**DATA EXTRACT:**
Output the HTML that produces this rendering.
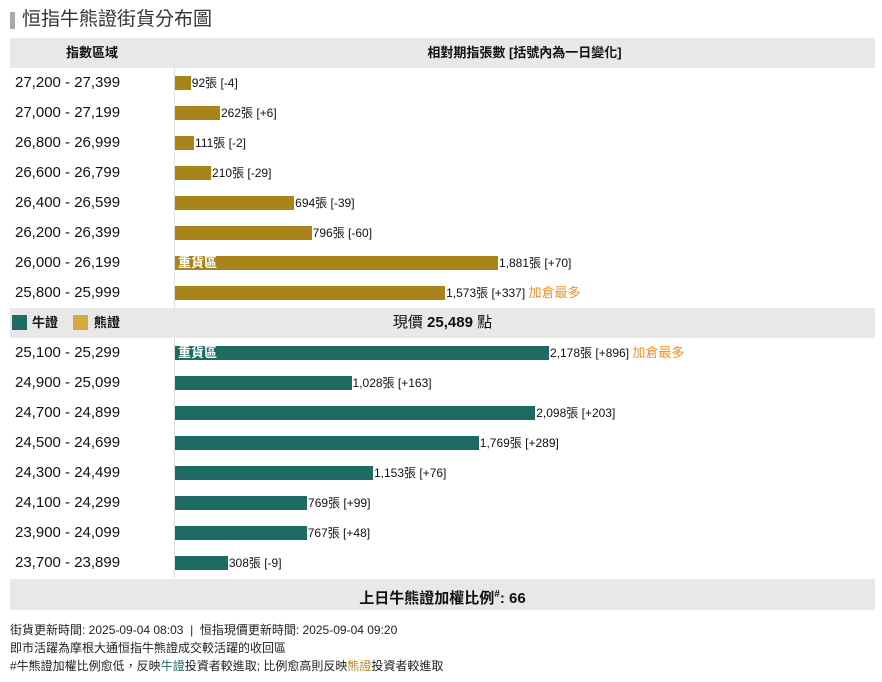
<!DOCTYPE html>
<html><head><meta charset="utf-8">
<style>
body{margin:0;background:#fff;font-family:"Liberation Sans","Noto Sans CJK TC",sans-serif;color:#111;}
#wrap{position:relative;width:882px;height:682px;overflow:hidden;}
.title{position:absolute;left:10px;top:9px;height:22px;font-size:19px;color:#333;padding-left:12px;line-height:22px;}
.title:before{content:"";position:absolute;left:0;top:3px;width:5px;height:17px;background:#aaa;}
.hdr{position:absolute;left:10px;width:865px;background:#e8e8e8;font-weight:bold;font-size:13px;}
.row{position:absolute;left:10px;width:865px;height:30px;}
.lab{position:absolute;left:5px;top:0;line-height:30px;font-size:15px;}
.bar{position:absolute;left:165px;top:8px;height:14px;}
.val{position:absolute;top:0;line-height:30px;font-size:12px;white-space:nowrap;}
.hot{color:#f0922b;font-size:13px;}
.inbar{position:absolute;left:3px;top:0;line-height:14px;color:#fff;font-weight:bold;font-size:13px;}
.foot{position:absolute;left:10px;font-size:12px;color:#222;}
</style></head><body>
<div id="wrap">
<div class="title">恒指牛熊證街貨分布圖</div>
<div class="hdr" style="top:38px;height:30px;line-height:30px;">
 <span style="position:absolute;left:0;width:164px;text-align:center;">指數區域</span>
 <span style="position:absolute;left:164px;width:701px;text-align:center;">相對期指張數 [括號內為一日變化]</span>
</div>
<div style="position:absolute;left:174px;top:68px;width:1px;height:510px;background:#ddd;"></div>
<div class="hdr" style="top:308px;height:30px;line-height:30px;">
 <span style="position:absolute;left:2px;top:7px;width:15px;height:15px;background:#1e6b63;"></span>
 <span style="position:absolute;left:22px;">牛證</span>
 <span style="position:absolute;left:63px;top:7px;width:15px;height:15px;background:#d4aa3f;"></span>
 <span style="position:absolute;left:84px;">熊證</span>
 <span style="position:absolute;left:164px;width:537px;text-align:center;font-size:15px;font-weight:normal;">現價 <b>25,489</b> 點</span>
</div>
<div class="hdr" style="top:579px;height:31px;line-height:31px;font-size:15px;">
 <span style="position:absolute;left:164px;width:537px;text-align:center;">上日牛熊證加權比例<sup style="font-size:10px">#</sup>: 66</span>
</div>
<div class="foot" style="top:621px;">街貨更新時間: 2025-09-04 08:03 &nbsp;|&nbsp; 恒指現價更新時間: 2025-09-04 09:20</div>
<div class="foot" style="top:639px;">即市活躍為摩根大通恒指牛熊證成交較活躍的收回區</div>
<div class="foot" style="top:657px;">#牛熊證加權比例愈低，反映<span style="color:#1e6b63">牛證</span>投資者較進取; 比例愈高則反映<span style="color:#b8902a">熊證</span>投資者較進取</div>
</div>
<script>
const bearRanges=["27,200 - 27,399","27,000 - 27,199","26,800 - 26,999","26,600 - 26,799","26,400 - 26,599","26,200 - 26,399","26,000 - 26,199","25,800 - 25,999"];
const bearCounts=[92,262,111,210,694,796,1881,1573];
const bearChanges=["-4","+6","-2","-29","-39","-60","+70","+337"];
const bullRanges=["25,100 - 25,299","24,900 - 25,099","24,700 - 24,899","24,500 - 24,699","24,300 - 24,499","24,100 - 24,299","23,900 - 24,099","23,700 - 23,899"];
const bullCounts=[2178,1028,2098,1769,1153,769,767,308];
const bullChanges=["+896","+163","+203","+289","+76","+99","+48","-9"];
const pxPerUnit=374/2178;
function xScale(v){return v*pxPerUnit;}
const wrap=document.getElementById('wrap');
function fmt(n){return n.toLocaleString('en-US');}
function build(ranges,counts,changes,top,color,kind){
  const maxI=counts.indexOf(Math.max(...counts));
  let maxCh=-1e9,maxChI=0;
  changes.forEach((c,i)=>{const v=parseInt(c);if(v>maxCh){maxCh=v;maxChI=i;}});
  ranges.forEach((r,i)=>{
    const row=document.createElement('div');
    
    
    row.className='row';row.style.top=(top+i*30)+'px';
    const lab=document.createElement('div');
    
    
    lab.className='lab';lab.textContent=r;row.appendChild(lab);
    const w=xScale(counts[i]);
    const bar=document.createElement('div');
    
    
    bar.className='bar';bar.style.width=w+'px';bar.style.background=color;
    if(i===maxI){const t=document.createElement('span');t.className='inbar';t.textContent='重貨區';
      
      
      bar.appendChild(t);}
    row.appendChild(bar);
    const val=document.createElement('div');
    
    
    val.className='val';val.style.left=(165+w+1)+'px';
    val.innerHTML=fmt(counts[i])+'張 ['+changes[i]+']'+(i===maxChI?' <span class="hot">加倉最多</span>':'');
    row.appendChild(val);
    wrap.appendChild(row);
  });
}
build(bearRanges,bearCounts,bearChanges,68,'#a8841a','bear');
build(bullRanges,bullCounts,bullChanges,338,'#1e6b63','bull');
</script>
</body></html>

**GOAL OF THE EXERCISE:** Print the complete listing exactly as it stands, without its pictures.

**CORRECT OUTPUT:**
Output the HTML that produces this rendering.
<!DOCTYPE html>
<html><head><meta charset="utf-8">
<style>
body{margin:0;background:#fff;font-family:"Liberation Sans","Noto Sans CJK TC",sans-serif;color:#111;}
#wrap{position:relative;width:882px;height:682px;overflow:hidden;}
.title{position:absolute;left:10px;top:9px;height:22px;font-size:19px;color:#333;padding-left:12px;line-height:22px;}
.title:before{content:"";position:absolute;left:0;top:3px;width:5px;height:17px;background:#aaa;}
.hdr{position:absolute;left:10px;width:865px;background:#e8e8e8;font-weight:bold;font-size:13px;}
.row{position:absolute;left:10px;width:865px;height:30px;}
.lab{position:absolute;left:5px;top:0;line-height:30px;font-size:15px;}
.bar{position:absolute;left:165px;top:8px;height:14px;}
.val{position:absolute;top:0;line-height:30px;font-size:12px;white-space:nowrap;}
.hot{color:#f0922b;font-size:13px;}
.inbar{position:absolute;left:3px;top:0;line-height:14px;color:#fff;font-weight:bold;font-size:13px;}
.foot{position:absolute;left:10px;font-size:12px;color:#222;}
</style></head><body>
<div id="wrap">
<div class="title">恒指牛熊證街貨分布圖</div>
<div class="hdr" style="top:38px;height:30px;line-height:30px;">
 <span style="position:absolute;left:0;width:164px;text-align:center;">指數區域</span>
 <span style="position:absolute;left:164px;width:701px;text-align:center;">相對期指張數 [括號內為一日變化]</span>
</div>
<div style="position:absolute;left:174px;top:68px;width:1px;height:510px;background:#ddd;"></div>
<div class="hdr" style="top:308px;height:30px;line-height:30px;">
 <span style="position:absolute;left:2px;top:7px;width:15px;height:15px;background:#1e6b63;"></span>
 <span style="position:absolute;left:22px;">牛證</span>
 <span style="position:absolute;left:63px;top:7px;width:15px;height:15px;background:#d4aa3f;"></span>
 <span style="position:absolute;left:84px;">熊證</span>
 <span style="position:absolute;left:164px;width:537px;text-align:center;font-size:15px;font-weight:normal;">現價 <b>25,489</b> 點</span>
</div>
<div class="hdr" style="top:579px;height:31px;line-height:31px;font-size:15px;">
 <span style="position:absolute;left:164px;width:537px;text-align:center;">上日牛熊證加權比例<sup style="font-size:10px">#</sup>: 66</span>
</div>
<div class="foot" style="top:621px;">街貨更新時間: 2025-09-04 08:03 &nbsp;|&nbsp; 恒指現價更新時間: 2025-09-04 09:20</div>
<div class="foot" style="top:639px;">即市活躍為摩根大通恒指牛熊證成交較活躍的收回區</div>
<div class="foot" style="top:657px;">#牛熊證加權比例愈低，反映<span style="color:#1e6b63">牛證</span>投資者較進取; 比例愈高則反映<span style="color:#b8902a">熊證</span>投資者較進取</div>
</div>
<script>
const bearRanges=["27,200 - 27,399","27,000 - 27,199","26,800 - 26,999","26,600 - 26,799","26,400 - 26,599","26,200 - 26,399","26,000 - 26,199","25,800 - 25,999"];
const bearCounts=[92,262,111,210,694,796,1881,1573];
const bearChanges=["-4","+6","-2","-29","-39","-60","+70","+337"];
const bullRanges=["25,100 - 25,299","24,900 - 25,099","24,700 - 24,899","24,500 - 24,699","24,300 - 24,499","24,100 - 24,299","23,900 - 24,099","23,700 - 23,899"];
const bullCounts=[2178,1028,2098,1769,1153,769,767,308];
const bullChanges=["+896","+163","+203","+289","+76","+99","+48","-9"];
const pxPerUnit=374/2178;
function xScale(v){return v*pxPerUnit;}
const wrap=document.getElementById('wrap');
function fmt(n){return n.toLocaleString('en-US');}
function build(ranges,counts,changes,top,color,kind){
  const maxI=counts.indexOf(Math.max(...counts));
  let maxCh=-1e9,maxChI=0;
  changes.forEach((c,i)=>{const v=parseInt(c);if(v>maxCh){maxCh=v;maxChI=i;}});
  ranges.forEach((r,i)=>{
    const row=document.createElement('div');
    
    
    row.className='row';row.style.top=(top+i*30)+'px';
    const lab=document.createElement('div');
    
    
    lab.className='lab';lab.textContent=r;row.appendChild(lab);
    const w=xScale(counts[i]);
    const bar=document.createElement('div');
    
    
    bar.className='bar';bar.style.width=w+'px';bar.style.background=color;
    if(i===maxI){const t=document.createElement('span');t.className='inbar';t.textContent='重貨區';
      
      
      bar.appendChild(t);}
    row.appendChild(bar);
    const val=document.createElement('div');
    
    
    val.className='val';val.style.left=(165+w+1)+'px';
    val.innerHTML=fmt(counts[i])+'張 ['+changes[i]+']'+(i===maxChI?' <span class="hot">加倉最多</span>':'');
    row.appendChild(val);
    wrap.appendChild(row);
  });
}
build(bearRanges,bearCounts,bearChanges,68,'#a8841a','bear');
build(bullRanges,bullCounts,bullChanges,338,'#1e6b63','bull');
</script>
</body></html>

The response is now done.